NVIDIA Introduces Kimodo: Large-Scale Kinematic Motion Diffusion Model for Human and Robot Motion Generation
Key Takeaways
- ▸Kimodo is trained on 700 hours of optical mocap data, substantially larger than previous public datasets, enabling superior motion quality and generalization
- ▸The model supports multiple control modalities including text prompts, full-body keyframe constraints, end-effector positioning, and path-based navigation
- ▸A two-stage denoiser architecture minimizes common artifacts like foot skating and floating while maintaining natural motion characteristics
Summary
NVIDIA has unveiled Kimodo, a kinematic motion diffusion model trained on 700 hours of optical motion capture data that generates high-quality 3D human and robot motions. The model can be controlled through intuitive text prompts and a comprehensive suite of kinematic constraints, including full-body keyframes, sparse joint positions/rotations, 2D waypoints, and dense 2D paths. This represents a significant advancement over previous motion generation systems, which were limited by small-scale public mocap datasets that constrained motion quality, control accuracy, and generalization capabilities.
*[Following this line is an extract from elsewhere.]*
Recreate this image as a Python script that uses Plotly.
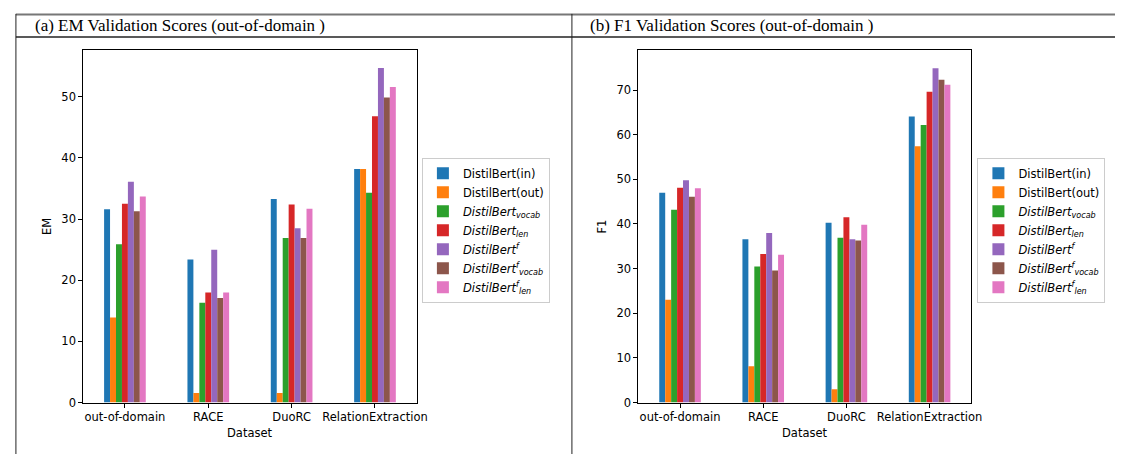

Kimodo features a carefully designed motion representation and two-stage denoiser architecture that decomposes root and body prediction to minimize motion artifacts while enabling flexible constraint conditioning. Key capabilities include text-to-motion generation, compositional locomotion, full-body constraints, environment interaction through end-effector constraints, and path-based global character translation. The model demonstrates practical applications in robotics, where it can generate humanoid demonstration data more efficiently than traditional teleoperation, with motions exportable to formats compatible with ProtoMotions and MuJoCo for physics-based policy training.
- The model has direct applications in robotics for generating training data and in entertainment/simulation for character animation
- NVIDIA provides open-source code, Python API, and a motion authoring demo for practical implementation
Editorial Opinion
Kimodo represents a meaningful step forward in controllable motion generation by addressing a critical bottleneck—the scarcity of large-scale training data. The combination of substantial dataset scale (700 hours of mocap) with a thoughtfully designed architecture that explicitly handles common motion artifacts could make this a valuable tool for roboticists and animation professionals. However, the practical impact will depend on how accessible the model becomes and whether the quality gains justify adoption over existing workflows.